-- What you are asked to do --
Report all lines from the entries below in which "this" appears.
=== Entries shown ===
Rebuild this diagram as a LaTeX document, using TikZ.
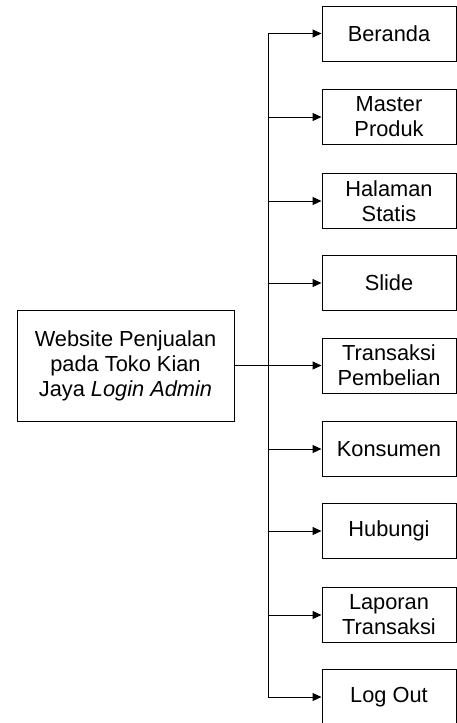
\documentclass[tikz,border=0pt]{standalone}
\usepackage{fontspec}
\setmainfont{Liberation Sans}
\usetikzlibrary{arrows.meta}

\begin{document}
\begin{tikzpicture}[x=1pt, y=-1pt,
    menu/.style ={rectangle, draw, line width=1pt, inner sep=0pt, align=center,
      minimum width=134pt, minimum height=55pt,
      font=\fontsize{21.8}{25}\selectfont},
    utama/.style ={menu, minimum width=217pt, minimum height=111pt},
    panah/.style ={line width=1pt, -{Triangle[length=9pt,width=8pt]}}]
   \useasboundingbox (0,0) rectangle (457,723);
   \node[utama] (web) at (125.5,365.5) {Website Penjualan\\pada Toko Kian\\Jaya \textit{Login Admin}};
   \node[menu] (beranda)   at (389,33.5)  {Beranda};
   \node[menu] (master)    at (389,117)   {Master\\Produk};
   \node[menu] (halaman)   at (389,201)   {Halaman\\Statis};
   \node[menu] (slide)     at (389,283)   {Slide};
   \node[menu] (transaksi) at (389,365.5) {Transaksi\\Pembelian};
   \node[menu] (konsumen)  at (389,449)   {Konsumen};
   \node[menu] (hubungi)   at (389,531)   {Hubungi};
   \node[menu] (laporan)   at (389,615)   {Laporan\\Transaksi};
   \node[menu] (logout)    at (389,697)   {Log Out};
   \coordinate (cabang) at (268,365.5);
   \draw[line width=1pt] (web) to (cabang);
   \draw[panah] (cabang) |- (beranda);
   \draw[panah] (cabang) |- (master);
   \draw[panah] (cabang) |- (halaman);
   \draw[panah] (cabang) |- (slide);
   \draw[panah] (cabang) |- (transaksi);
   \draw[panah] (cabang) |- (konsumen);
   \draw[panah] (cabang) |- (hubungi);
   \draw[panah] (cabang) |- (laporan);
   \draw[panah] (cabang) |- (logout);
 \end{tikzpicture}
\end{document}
===
=== Entries shown ===
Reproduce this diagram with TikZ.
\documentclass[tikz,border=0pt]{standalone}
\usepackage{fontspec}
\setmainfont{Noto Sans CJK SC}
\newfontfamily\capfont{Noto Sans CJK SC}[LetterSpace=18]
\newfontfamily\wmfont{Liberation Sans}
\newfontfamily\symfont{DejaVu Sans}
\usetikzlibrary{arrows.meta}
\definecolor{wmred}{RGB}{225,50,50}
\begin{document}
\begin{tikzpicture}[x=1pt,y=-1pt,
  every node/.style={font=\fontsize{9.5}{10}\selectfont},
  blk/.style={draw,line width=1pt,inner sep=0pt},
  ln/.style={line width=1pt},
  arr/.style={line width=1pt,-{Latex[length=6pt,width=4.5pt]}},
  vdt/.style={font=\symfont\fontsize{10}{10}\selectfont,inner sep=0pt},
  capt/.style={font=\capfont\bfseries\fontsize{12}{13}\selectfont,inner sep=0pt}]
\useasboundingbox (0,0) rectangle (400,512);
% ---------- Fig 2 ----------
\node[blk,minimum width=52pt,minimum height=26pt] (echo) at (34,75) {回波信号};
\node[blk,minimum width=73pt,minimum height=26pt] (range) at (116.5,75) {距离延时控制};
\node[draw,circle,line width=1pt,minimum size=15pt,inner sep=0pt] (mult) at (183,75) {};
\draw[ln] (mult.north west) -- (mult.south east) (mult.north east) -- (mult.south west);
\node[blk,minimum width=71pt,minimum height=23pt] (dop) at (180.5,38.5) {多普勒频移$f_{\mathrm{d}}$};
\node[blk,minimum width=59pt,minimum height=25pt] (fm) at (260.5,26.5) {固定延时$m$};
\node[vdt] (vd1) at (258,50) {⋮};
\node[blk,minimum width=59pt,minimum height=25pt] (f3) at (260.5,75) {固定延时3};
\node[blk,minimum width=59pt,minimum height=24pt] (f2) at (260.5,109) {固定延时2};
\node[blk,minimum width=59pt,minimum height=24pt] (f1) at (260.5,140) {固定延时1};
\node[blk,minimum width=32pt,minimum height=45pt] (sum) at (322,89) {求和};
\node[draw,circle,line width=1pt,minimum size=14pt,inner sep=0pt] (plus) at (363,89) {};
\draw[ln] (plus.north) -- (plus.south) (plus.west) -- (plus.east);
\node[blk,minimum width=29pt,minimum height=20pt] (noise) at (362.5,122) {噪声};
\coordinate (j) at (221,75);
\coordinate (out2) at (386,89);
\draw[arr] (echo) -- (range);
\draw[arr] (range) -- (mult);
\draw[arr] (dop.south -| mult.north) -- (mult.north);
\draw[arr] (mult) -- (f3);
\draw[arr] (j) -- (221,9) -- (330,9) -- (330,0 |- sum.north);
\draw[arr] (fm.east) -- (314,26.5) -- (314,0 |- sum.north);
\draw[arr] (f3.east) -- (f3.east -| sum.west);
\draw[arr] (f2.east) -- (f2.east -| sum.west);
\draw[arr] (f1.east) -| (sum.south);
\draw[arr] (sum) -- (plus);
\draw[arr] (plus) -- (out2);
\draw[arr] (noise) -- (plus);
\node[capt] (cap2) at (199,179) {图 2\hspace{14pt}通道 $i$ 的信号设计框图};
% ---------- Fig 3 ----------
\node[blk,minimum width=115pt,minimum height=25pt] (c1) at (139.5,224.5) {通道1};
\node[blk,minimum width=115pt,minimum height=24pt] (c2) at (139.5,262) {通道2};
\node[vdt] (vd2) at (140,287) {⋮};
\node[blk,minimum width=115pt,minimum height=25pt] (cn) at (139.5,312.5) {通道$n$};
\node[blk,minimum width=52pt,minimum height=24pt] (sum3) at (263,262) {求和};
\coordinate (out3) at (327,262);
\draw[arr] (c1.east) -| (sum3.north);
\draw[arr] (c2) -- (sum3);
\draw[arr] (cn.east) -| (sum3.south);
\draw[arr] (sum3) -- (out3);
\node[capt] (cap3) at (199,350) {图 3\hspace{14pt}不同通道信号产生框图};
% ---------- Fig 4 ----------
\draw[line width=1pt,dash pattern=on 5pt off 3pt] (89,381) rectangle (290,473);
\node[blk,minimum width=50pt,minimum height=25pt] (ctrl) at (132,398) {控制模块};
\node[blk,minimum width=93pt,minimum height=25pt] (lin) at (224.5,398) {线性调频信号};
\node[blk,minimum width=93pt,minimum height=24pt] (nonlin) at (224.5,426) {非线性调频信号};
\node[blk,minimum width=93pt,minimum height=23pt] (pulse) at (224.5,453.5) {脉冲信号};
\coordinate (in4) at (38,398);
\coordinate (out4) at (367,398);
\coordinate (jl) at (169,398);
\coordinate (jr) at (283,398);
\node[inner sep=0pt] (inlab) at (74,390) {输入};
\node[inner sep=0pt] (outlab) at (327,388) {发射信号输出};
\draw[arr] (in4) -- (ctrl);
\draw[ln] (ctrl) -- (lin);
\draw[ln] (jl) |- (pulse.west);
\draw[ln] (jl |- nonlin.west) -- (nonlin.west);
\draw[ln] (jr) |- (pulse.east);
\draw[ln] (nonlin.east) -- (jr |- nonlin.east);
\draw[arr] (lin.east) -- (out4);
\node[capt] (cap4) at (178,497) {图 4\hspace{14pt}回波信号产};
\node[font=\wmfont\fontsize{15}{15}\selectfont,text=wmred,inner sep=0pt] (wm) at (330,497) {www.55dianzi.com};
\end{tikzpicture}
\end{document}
===
-- Exercise solution --
Rebuild this diagram as a LaTeX document, using TikZ.
Reproduce this diagram with TikZ.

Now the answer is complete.